As a reporter once declared about the canoe trip, probably no other New Jersey boat trip
since George Washington crossed the Delaware had greater consequences. 50 years ago, my father paddled  into history from JCs junkstrewn, waterfront wasteland of decaying piers and abandoned railyards to the world’s greatest symbol of freedom and democracy.
 
As the plaque in the park’s visitor center states, “Morris Pesin’s imagination, dedication,
and perseverance were prime factors in making the dream of Liberty State Park a reality”

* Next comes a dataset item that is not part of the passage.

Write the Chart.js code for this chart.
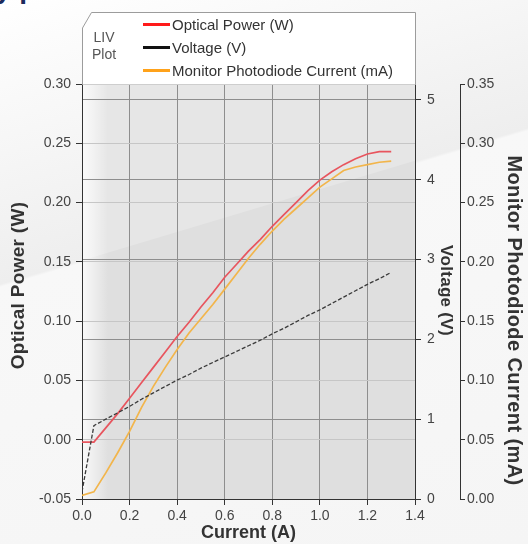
<!DOCTYPE html>
<html>
<head>
<meta charset="utf-8">
<script src="https://cdn.jsdelivr.net/npm/chart.js@4.4.0/dist/chart.umd.min.js"></script>
<style>
html,body{margin:0;padding:0;width:528px;height:544px;overflow:hidden;}
body{position:relative;font-family:"Liberation Sans",Arial,sans-serif;
 background:linear-gradient(163.5deg,#ffffff 0%,#f6f6f6 22%,#eeeeee 40.6%,#f8f8f8 41%,#f5f5f5 100%);}
#heading{position:absolute;left:-40px;top:-27px;font:bold 28px "Liberation Sans",Arial,sans-serif;color:#1d2b5c;white-space:nowrap;}
#chartBox{position:absolute;left:0;top:0;width:528px;height:544px;}
#legend{position:absolute;left:82px;top:12px;width:334px;height:73px;}
#legend svg{position:absolute;left:0;top:0;}
#liv{position:absolute;left:5px;top:17px;width:34px;font-size:14px;line-height:17px;color:#555;text-align:center;}
.item{position:absolute;left:61px;height:20px;font-size:15px;color:#333;display:flex;align-items:center;white-space:nowrap;}
.sw{display:inline-block;width:27px;height:3px;margin-right:2px;}
</style>
</head>
<body>
<div id="heading">Key performance</div>
<div id="chartBox"><canvas id="c" width="528" height="544"></canvas></div>
<div id="legend">
  <svg width="334" height="73"><path d="M0.5,73 L0.5,16 L9.5,0.5 L333.5,0.5 L333.5,73 Z" fill="#ffffff" stroke="#9c9c9c" stroke-width="1"/></svg>
  <div id="liv">LIV<br>Plot</div>
</div>
<script>
// ---- data ----
const currentA = [0, 0.05, 0.1, 0.15, 0.2, 0.25, 0.3, 0.35, 0.4, 0.45, 0.5, 0.55, 0.6, 0.65, 0.7, 0.75, 0.8, 0.85, 0.9, 0.95, 1.0, 1.05, 1.1, 1.15, 1.2, 1.25, 1.3];
const opticalPowerW = [-0.002, -0.002, 0.010, 0.022, 0.035, 0.048, 0.061, 0.074, 0.087, 0.099, 0.112, 0.124, 0.137, 0.148, 0.159, 0.169, 0.180, 0.190, 0.200, 0.210, 0.219, 0.226, 0.232, 0.237, 0.241, 0.243, 0.243];
const voltageV = [0.09, 0.92, 1.00, 1.08, 1.16, 1.25, 1.33, 1.41, 1.49, 1.56, 1.64, 1.71, 1.78, 1.85, 1.92, 1.99, 2.07, 2.14, 2.22, 2.30, 2.37, 2.45, 2.53, 2.61, 2.69, 2.76, 2.84];
const monitorCurrentMA = [0.003, 0.006, 0.022, 0.039, 0.057, 0.077, 0.095, 0.111, 0.126, 0.140, 0.152, 0.164, 0.177, 0.190, 0.203, 0.215, 0.226, 0.236, 0.245, 0.254, 0.263, 0.270, 0.277, 0.280, 0.282, 0.284, 0.285];
const seriesNames = ['Optical Power (W)', 'Voltage (V)', 'Monitor Photodiode Current (mA)'];
const xTicks = [0, 0.2, 0.4, 0.6, 0.8, 1.0, 1.2, 1.4];
const powerTicks = [-0.05, 0, 0.05, 0.10, 0.15, 0.20, 0.25, 0.30];
const voltageTicks = [0, 1, 2, 3, 4, 5];
const monitorTicks = [0, 0.05, 0.10, 0.15, 0.20, 0.25, 0.30, 0.35];

// ---- styles ----
const lineColors = ['#e8555e', '#3a3a3a', '#f2b54b'];
const legendColors = ['#ff1a1a', '#111111', '#ffa21a'];

// legend entries (HTML)
const legendEl = document.getElementById('legend');
seriesNames.forEach((name, i) => {
  const d = document.createElement('div');
  d.className = 'item';
  d.style.top = (2 + i * 23) + 'px';
  const sw = document.createElement('span');
  sw.className = 'sw';
  sw.style.background = legendColors[i];
  d.appendChild(sw);
  d.appendChild(document.createTextNode(name));
  legendEl.appendChild(d);
});

const toXY = (ys) => currentA.map((x, i) => ({x: x, y: ys[i]}));
const setTicks = (arr) => (scale) => { scale.ticks = arr.map(v => ({value: v})); };

const plotBg = {
  id: 'plotBg',
  beforeDraw(chart) {
    const {ctx, chartArea: {left, top, right, bottom}} = chart;
    ctx.save();
    ctx.fillStyle = '#dfdfdf';
    ctx.fillRect(left, top, right - left, bottom - top);
    ctx.beginPath(); ctx.rect(left, top, right - left, bottom - top); ctx.clip();
    ctx.beginPath(); ctx.moveTo(0, 0); ctx.lineTo(528, 0); ctx.lineTo(528, 127); ctx.lineTo(0, 285); ctx.closePath();
    ctx.fillStyle = 'rgba(255,255,255,0.22)'; ctx.fill();
    const g = ctx.createLinearGradient(left, 0, left + 26, 0);
    g.addColorStop(0, 'rgba(255,255,255,0.85)');
    g.addColorStop(1, 'rgba(255,255,255,0)');
    ctx.fillStyle = g; ctx.fillRect(left, top, 26, bottom - top);
    ctx.restore();
  }
};

// vertical axis titles: small letter-spacing / position tweaks to match the reference
const titleAdjust = {y: {spacing: 0.3, shift: -6}, yV: {spacing: 0.3, shift: -1}, yM: {spacing: 0.4, shift: 29}};
const titleTweak = {
  id: 'titleTweak',
  beforeDraw(chart) {
    Object.keys(titleAdjust).forEach((id) => {
      const s = chart.scales[id];
      if (!s || s._tweaked) return;
      const adj = titleAdjust[id];
      const orig = s.drawTitle;
      s.drawTitle = function () {
        const ctx = this.ctx;
        ctx.save();
        if ('letterSpacing' in ctx) ctx.letterSpacing = adj.spacing + 'px';
        ctx.translate(0, adj.shift);
        orig.call(this);
        ctx.restore();
      };
      s._tweaked = true;
    });
  }
};

const fam = '"Liberation Sans", Arial, sans-serif';
const tickFont = {family: fam, size: 14};

new Chart(document.getElementById('c'), {
  type: 'line',
  data: {
    datasets: [
      {label: seriesNames[1], data: toXY(voltageV), yAxisID: 'yV', borderColor: lineColors[1], borderWidth: 1.3, borderDash: [4, 2], pointRadius: 0, tension: 0},
      {label: seriesNames[0], data: toXY(opticalPowerW), yAxisID: 'y', borderColor: lineColors[0], borderWidth: 1.7, pointRadius: 0, tension: 0},
      {label: seriesNames[2], data: toXY(monitorCurrentMA), yAxisID: 'yM', borderColor: lineColors[2], borderWidth: 1.7, pointRadius: 0, tension: 0}
    ]
  },
  options: {
    responsive: false,
    animation: false,
    events: [],
    layout: {padding: {top: 84, left: 0, right: 0, bottom: 0}},
    plugins: {legend: {display: false}, tooltip: {enabled: false}},
    scales: {
      x: {
        type: 'linear', min: 0, max: 1.4,
        afterBuildTicks: setTicks(xTicks),
        afterFit: (s) => { s.height = 45; },
        ticks: {font: tickFont, color: '#444', padding: 3, maxRotation: 0, callback: (v) => v.toFixed(1)},
        grid: {color: '#8e8e8e', tickColor: '#333', tickLength: 6},
        border: {color: '#333'},
        title: {display: true, text: 'Current (A)', font: {family: fam, size: 18, weight: 'bold'}, color: '#333', padding: {top: 0, bottom: 0}}
      },
      y: {
        position: 'left', min: -0.05, max: 0.30,
        afterBuildTicks: setTicks(powerTicks),
        afterFit: (s) => { s.width = 82; },
        ticks: {font: tickFont, color: '#444', padding: 5, callback: (v) => v.toFixed(2)},
        grid: {color: '#c6c6c6', tickColor: '#333', tickLength: 6},
        border: {color: '#333'},
        title: {display: true, text: 'Optical Power (W)', font: {family: fam, size: 19, weight: 'bold'}, color: '#333', padding: {top: 7, bottom: 0}}
      },
      yV: {
        position: 'right', weight: 0, min: 0, max: 5.2,
        afterBuildTicks: setTicks(voltageTicks),
        afterFit: (s) => { s.width = 45; },
        ticks: {font: tickFont, color: '#444', padding: 6, callback: (v) => String(v)},
        grid: {color: '#8e8e8e', tickColor: '#333', tickLength: 6, drawOnChartArea: true},
        border: {color: '#333'},
        title: {display: true, text: 'Voltage (V)', font: {family: fam, size: 17, weight: 'bold'}, color: '#333', padding: {top: 4, bottom: 0}}
      },
      yM: {
        position: 'right', weight: 1, min: 0, max: 0.35,
        afterBuildTicks: setTicks(monitorTicks),
        afterFit: (s) => { s.width = 68; },
        ticks: {font: tickFont, color: '#444', padding: 2, callback: (v) => v.toFixed(2)},
        grid: {drawOnChartArea: false, tickColor: '#333', tickLength: 5},
        border: {color: '#333'},
        title: {display: true, text: 'Monitor Photodiode Current (mA)', font: {family: fam, size: 20, weight: 'bold'}, color: '#333', padding: {top: 2, bottom: 0}}
      }
    }
  },
  plugins: [plotBg, titleTweak]
});
</script>
</body>
</html>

and today we celebrate the legendary canoe ride that started it all.

 

With faith in the power of his dream of a waterfront park and faith in God, he never gave
up during his 18 year campaign to create LSP. He was blessed to see LSP open on  6/14/76, as America’s Bicentennial gift to America, and he was blessed to see people enjoying the park for its first 16 years. As Audrey Zapp, the park’s Godmother, stated, my father’s vision changed the whole concept of what the waterfront could and should be used for. The park was a gift to all who yearn to breathe free on public open space, and LSP was the catalyst for the development of Jersey City’s Gold Coast.
 
My father’s vision of a free and green family park with open space and open vistas became a reality because of his leadership and that of his fellow pioneers, Ted Conrad and Audrey Zapp, and also because of a Jersey City grassroots citizen campaign.  Morris Pesin saw the park’s potential to provide a meaningful experience of our diverse democracy by its welcoming people of all cultural backgrounds to share the experience of relaxation and recreation. At LSP, on any day of the year, but especially on July 4th with fireworks, music and friendly people with many shades of skin color, one can feel the greatness of our nation’s founding principles and the basic truth of all religions, that brotherly love and equality is what the world must have.
 
He was dedicated to the ideals of America and the examples of his parents who landed
nearby at Ellis Island. My father worked for justice and brotherhood and was a true hero. After the park opened, he, Audrey and Ted led several statewide battles against LSP commercialization and privatization plans. Since 1988, The Friends of LSP, now 20 years old, have been in the forefront of those battles. The universal message of Morris Pesin’s legacy and example is that your civic activism, compassion, independent thinking and volunteerism, will make a difference in improving the world.